Mais voilà, pendant cette période d’arrêt, ceci dit fort réjouissante, cette impression d’être dans un espace de flottaison, quelque part hors du voyage, même si cela en faisait partie. J’avais hâte de reprendre la route, de me remettre, le corps et l’imaginaire, en mouvement, de respirer à fond, de sentir la vastitude se déployer en moi, de ressentir l’élan du voyage qui me transporte. Comment garder vibrant cet état de présence que l’élan du voyage imprime dans notre être tout entier lorsque le corps s’arrête pour quelque temps alors que le voyage, que la vie, que les découvertes et les partages se poursuivent hors de cette cadence rythmée, imposée par le vélo? Ce voyage est-ce seulement un chemin tracé le long d’un cours d’eau, des kilomètres à avaler à vélo?
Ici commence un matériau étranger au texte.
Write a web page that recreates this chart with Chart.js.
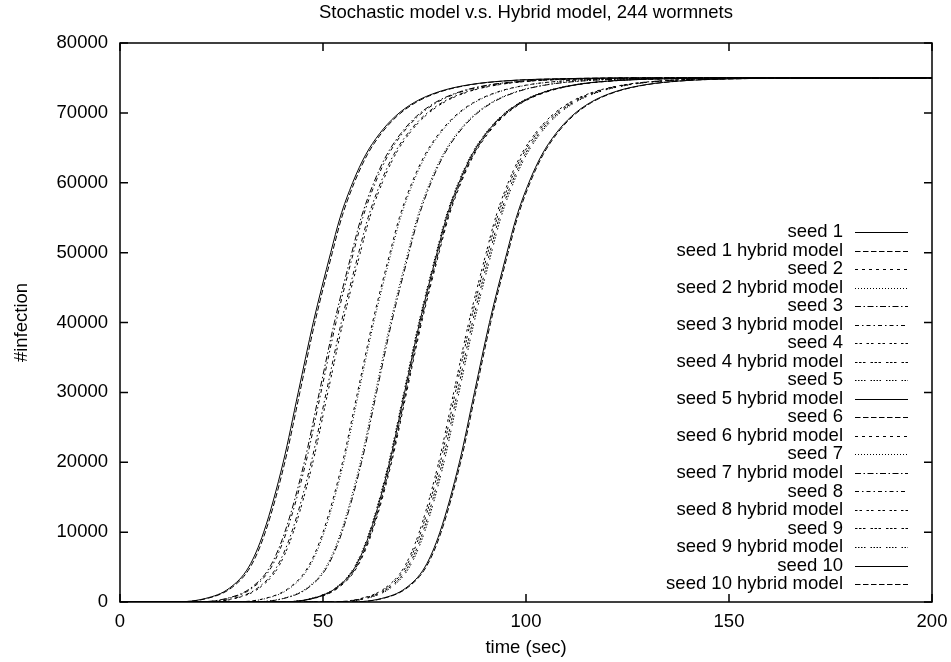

Ce voyage, je le rêve encore pour qu’il soit à la fois un itinéraire au bord de l’immensité du fleuve et un chemin intérieur que je défriche, un état de présence et de disponibilité à ce qui peut advenir, un rythme lent et vivifiant, un souffle dans mon corps en mouvement, une ouverture à être tout simplement. Ce voyage, une métaphore de la vie certes mais également son début, son prolongement.
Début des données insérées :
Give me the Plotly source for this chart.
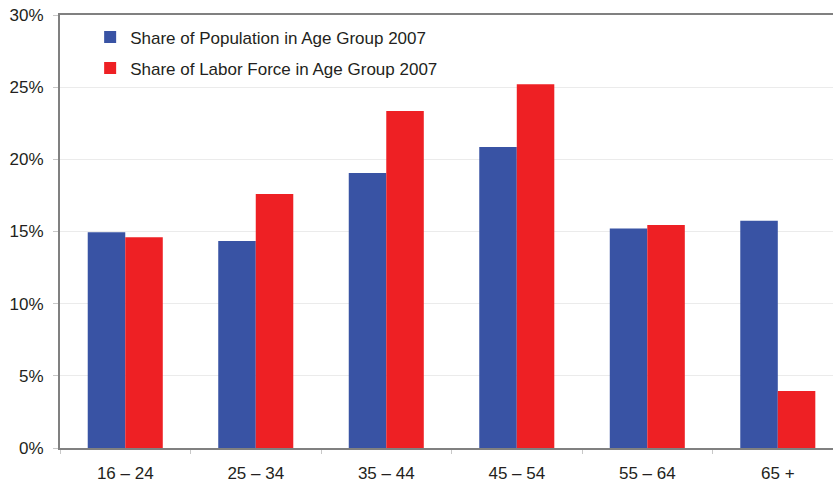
import plotly.graph_objects as go

categories = ["16 – 24", "25 – 34", "35 – 44", "45 – 54", "55 – 64", "65 +"]
population_share = [14.95, 14.35, 19.05, 20.85, 15.2, 15.75]
labor_force_share = [14.6, 17.6, 23.35, 25.2, 15.45, 3.95]
series_names = ["Share of Population in Age Group 2007", "Share of Labor Force in Age Group 2007"]
y_ticks = [0, 5, 10, 15, 20, 25, 30]
y_tick_labels = ["0%", "5%", "10%", "15%", "20%", "25%", "30%"]

BLUE = "#3953A4"
RED = "#EE2024"
AXIS = "#808080"
FONT = "Liberation Sans, Arial, sans-serif"

fig = go.Figure()
fig.add_trace(go.Bar(x=categories, y=population_share, name=series_names[0],
                     marker=dict(color=BLUE, line=dict(width=0)), legendgroup="a"))
fig.add_trace(go.Bar(x=categories, y=labor_force_share, name=series_names[1],
                     marker=dict(color=RED, line=dict(width=0)), legendgroup="b"))

fig.update_layout(
    width=833, height=479,
    margin=dict(l=60, r=0, t=15, b=31),
    paper_bgcolor="white", plot_bgcolor="white",
    barmode="group", bargap=0.425, bargroupgap=0,
    font=dict(family=FONT, size=17, color="#231F20"),
    showlegend=True,
    legend=dict(x=0.039, y=0.99, xanchor="left", yanchor="top",
                bgcolor="rgba(0,0,0,0)", borderwidth=0,
                font=dict(size=17), tracegroupgap=6, traceorder="grouped"),
    xaxis=dict(range=[-0.5, 5.423], showline=True, linecolor=AXIS, linewidth=2,
               mirror=True, ticks="outside", ticklen=4, tickcolor="#C8C8C8",
               tickson="boundaries", showgrid=False, fixedrange=True,
               ticklabelstandoff=9, automargin=False),
    yaxis=dict(range=[0, 30], tickmode="array", tickvals=y_ticks, ticktext=y_tick_labels,
               showline=True, linecolor=AXIS, linewidth=2,
               ticks="outside", ticklen=5, tickcolor="#C8C8C8",
               showgrid=True, gridcolor="#EBEBEB", gridwidth=1,
               zeroline=False, ticklabelstandoff=6, fixedrange=True,
               automargin=False),
)

fig.write_html("out.html")
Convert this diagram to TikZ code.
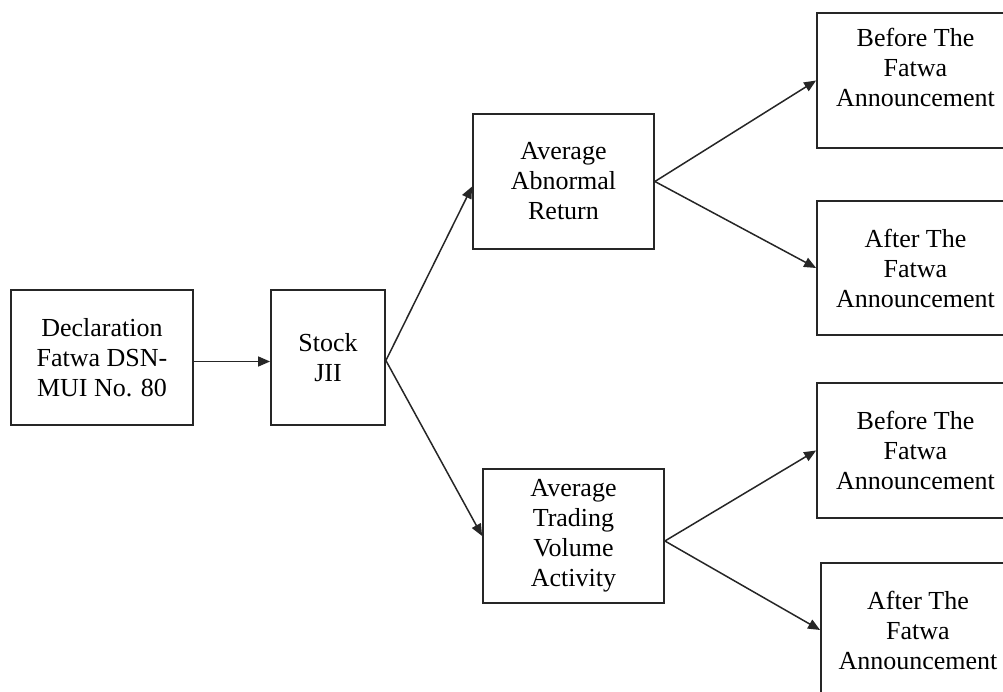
\documentclass[tikz,border=0pt]{standalone}
\usepackage{fontspec}
\setmainfont{Liberation Serif}
\usetikzlibrary{arrows.meta}
\tikzstyle{block} = [rectangle, minimum width=182pt, minimum height=135pt, align=center, line width=1.8pt, draw=black!85, inner sep=0pt, font=\fontsize{26}{30}\selectfont]
\tikzstyle{arrow} = [-{Triangle[length=12pt,width=10pt]}, line width=1.5pt, draw=black!85]
\newcommand{\rightw}{197pt}

\begin{document}
\begin{tikzpicture}[x=1pt, y=-1pt]
  \useasboundingbox (0,0) rectangle (1003,692);
  \clip (0,0) rectangle (1003,692);

  % Left blocks
  \node [block]                      (decl)  at (102,357.5) {Declaration\\Fatwa DSN-\\MUI No. 80};
  \node [block, minimum width=114pt] (stock) at (328,357.5) {Stock\\JII};

  % Middle blocks
  \node [block, minimum width=181pt] (aar)  at (563.5,181.5) {Average\\Abnormal\\Return};
  \node [block, minimum width=181pt, minimum height=134pt] (atva) at (573.5,536) {Average\\Trading\\Volume\\Activity};

  % Right blocks
  \node [block, minimum width=\rightw, text depth=27pt] (aarBefore) at (915.5,80.5) {Before The\\Fatwa\\Announcement};
  \node [block, minimum width=\rightw, minimum height=134pt] (aarAfter) at (915.5,268) {After The\\Fatwa\\Announcement};
  \node [block, minimum width=\rightw] (atvaBefore) at (915.5,450.5) {Before The\\Fatwa\\Announcement};
  \node [block, minimum width=194pt, minimum height=134pt] (atvaAfter) at (918,630) {After The\\Fatwa\\Announcement};

  % Arrows
  \draw [arrow] ([yshift=-4pt]decl.east) -- ([yshift=-4pt]stock.west);
  \draw [arrow] ([yshift=-3pt]stock.east) -- ([yshift=-5pt]aar.west);
  \draw [arrow] ([yshift=-3pt]stock.east) -- (atva.west);

  \draw [arrow] (aar.east) -- (aarBefore.west);
  \draw [arrow] (aar.east) -- (aarAfter.west);

  \draw [arrow] ([yshift=-5pt]atva.east) -- (atvaBefore.west);
  \draw [arrow] ([yshift=-5pt]atva.east) -- (atvaAfter.west);

\end{tikzpicture}
\end{document}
Demain matin, nous reprendrons la route. Nous irons à la rencontre de nos rêves. Nous continuerons à labourer la terre qui nous habite et à en goûter les fruits. Mais aussi, nous trébucherons, nous manquerons des occasions de rendez-vous, nous ne serons pas à la hauteur de toutes nos espérances, nous aurons peur et froid, nous n’oserons pas faire le pas de côté qui nous permettrait d’imaginer davantage et autrement… Nous ne serons aventuriers que dans les chemins les plus avenants, nous ne serons explorateurs que de nous-mêmes et de la vie. Toutefois, nous serons en mouvement au rythme de notre vélo, dans un état le plus ouvert possible, en suivant le chemin esquissé sous nos roues. Peut-être même qu’en fait, nous serons le voyage.